By Stewart Retnam
My partner and I sat on the couch, facing the elderly gentleman sitting across from us. We were on our first Long-Term Patient Project visit with Phillip (not his real name), and it wasn’t going swimmingly.
Phillip was slightly hard of hearing and used a hearing aid connected to a little amplifier that we had to speak into. Even so, communicating with Phillip was by no means a breeze. We often had to repeat ourselves multiple times and soon started asking shorter and shorter questions because we were getting out of breath. I was tired, and to be honest, rather frustrated too.
Prior to the visit, I’d envisioned scenes of us enjoying tea and biscuits with the patient amidst a lively conversation about the impact of his condition on his life, what he thought about our healthcare system and so on… well, so much for that. It didn’t help that Phillip favoured truncated or one-word responses to our questions, making me feel that our efforts weren’t being adequately rewarded.
The experience taught me how speech and hearing difficulties and different mannerisms of speaking can hamper communication with patients. It was easy to imagine how frustration could build in a doctor handling such a patient, leading him to make misjudgements, miss a vital clue or attempt to bring the consultation to a close as quickly as possible, all out of exasperation.
But I realised that it is the doctor’s responsibility to be patient, regulate his own emotional frame of mind and to adapt his own clinical approach to the patient’s mannerism and style of talking. And it was my responsibility to temper my patience with Phillip and either persevere with our current style of conversation or find alternate ways to allow him to share his thoughts.
We also spoke to his daughter and primary caregiver. Through our conversation, I grew to appreciate the importance of a primary caregiver in the life of a patient. Not only did she support her father in his day-to-day life, she was an invaluable source of medical information as she was always around her father and was observant of any symptoms and changes in his condition. She was especially helpful as she was far more forthcoming when sharing Phillip’s medical history than he was.
More than anything, communicating with her was quicker, easier and allowed less room for misunderstandings. I learnt that caregivers can be especially helpful in the context of patients who suffer from communication (speech/hearing) impediments, or even neurological issues, such as dementia.

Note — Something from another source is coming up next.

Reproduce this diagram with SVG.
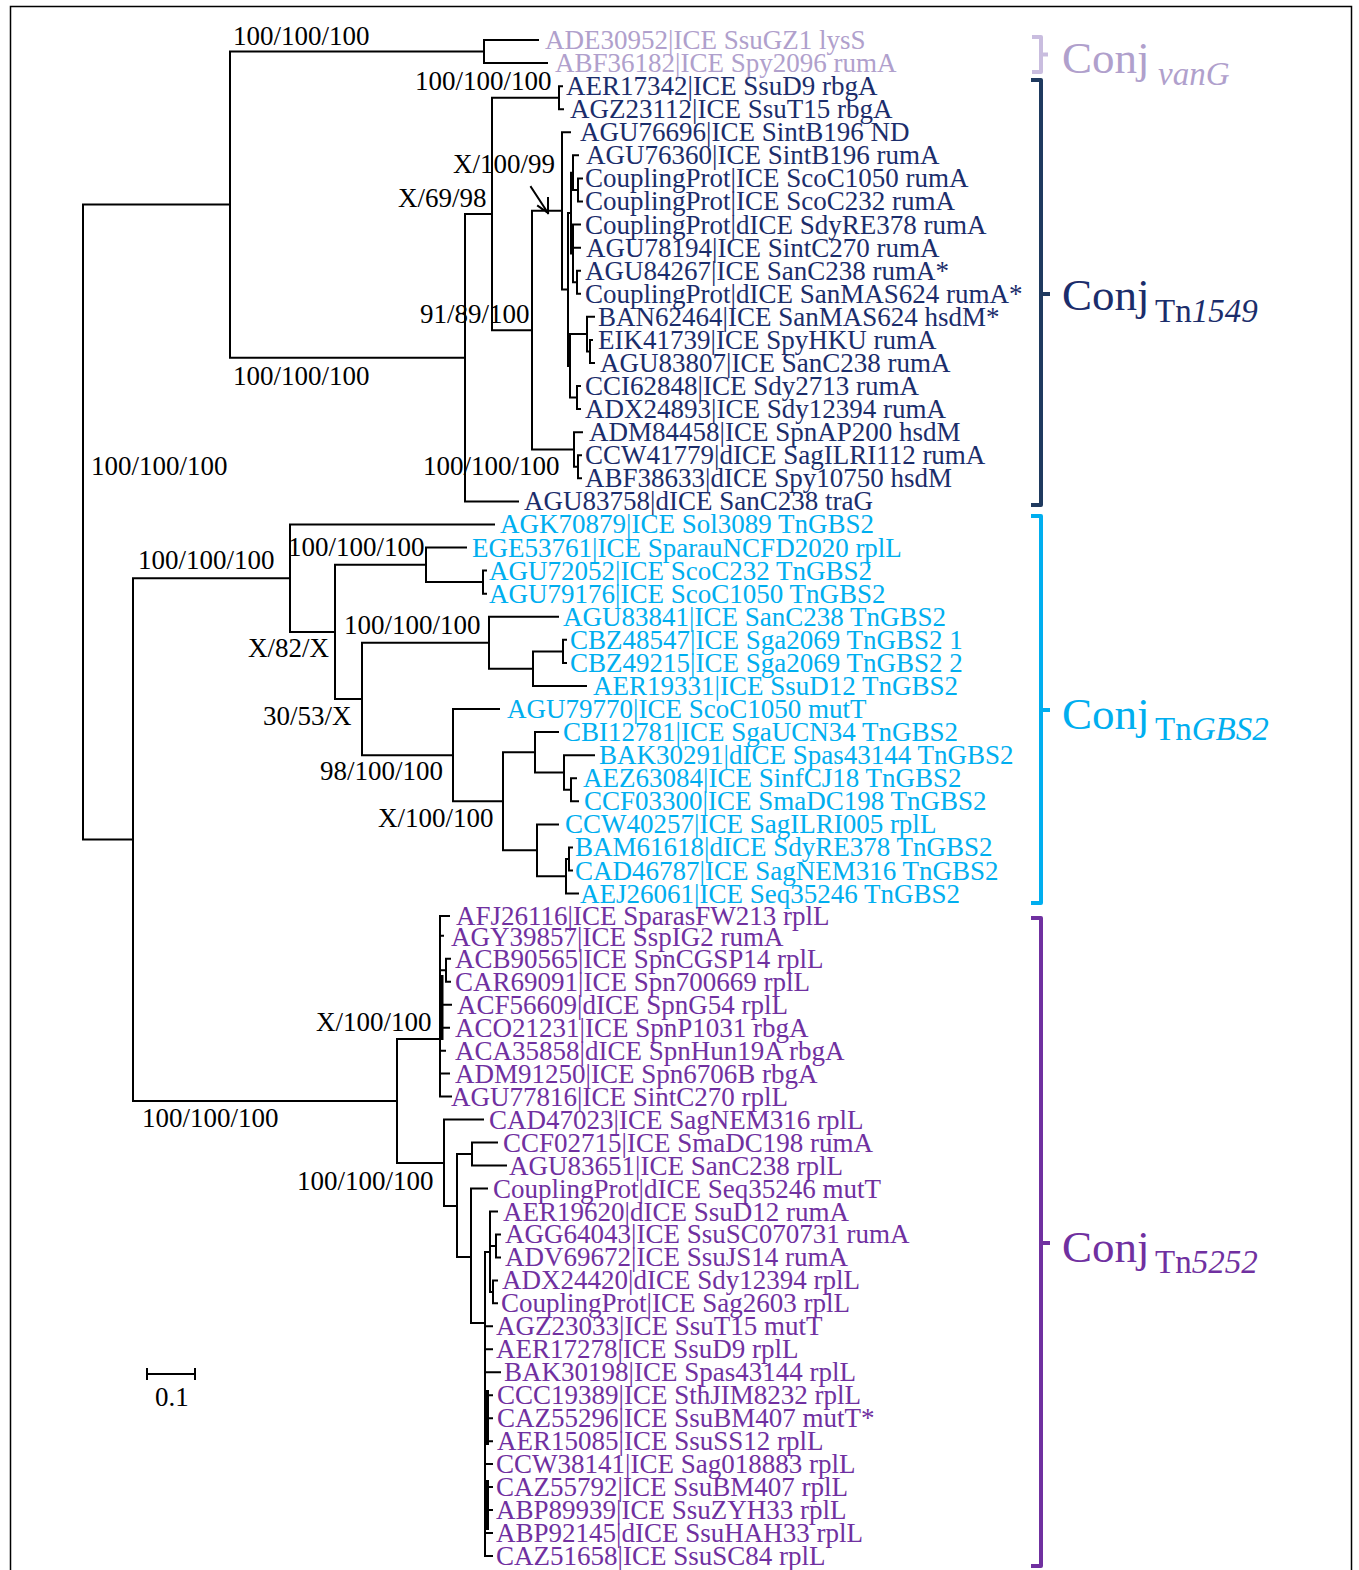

When probed on whether his health issues were impacting his life in any way, Phillip brought up the frequency of hospital visits. Phillip wasn’t unhappy about having to go back to the hospital every day; he was unhappy because it was encumbering the lives of his loved ones. This highlighted the need to keep in mind the spillover effects when designing a treatment plan with a patient; they are, for all intents and purposes, invisible to the doctor in his consultation room, but can become very much alive and a burden in the daily life of the patient and his relatives. Even more so, for elderly patients who may need assistance ambulating from place to place.
Perhaps the best treatment plan isn’t what covers all aspects of what needs to be treated on paper – it’s what is practical, feasible and most importantly doable for the patient. Maybe with a lower frequency of follow-ups and intensity of treatment than the doctor would like, but designed to be manageable in accordance with the means, lifestyle and wishes of the patient and his family. That could work better.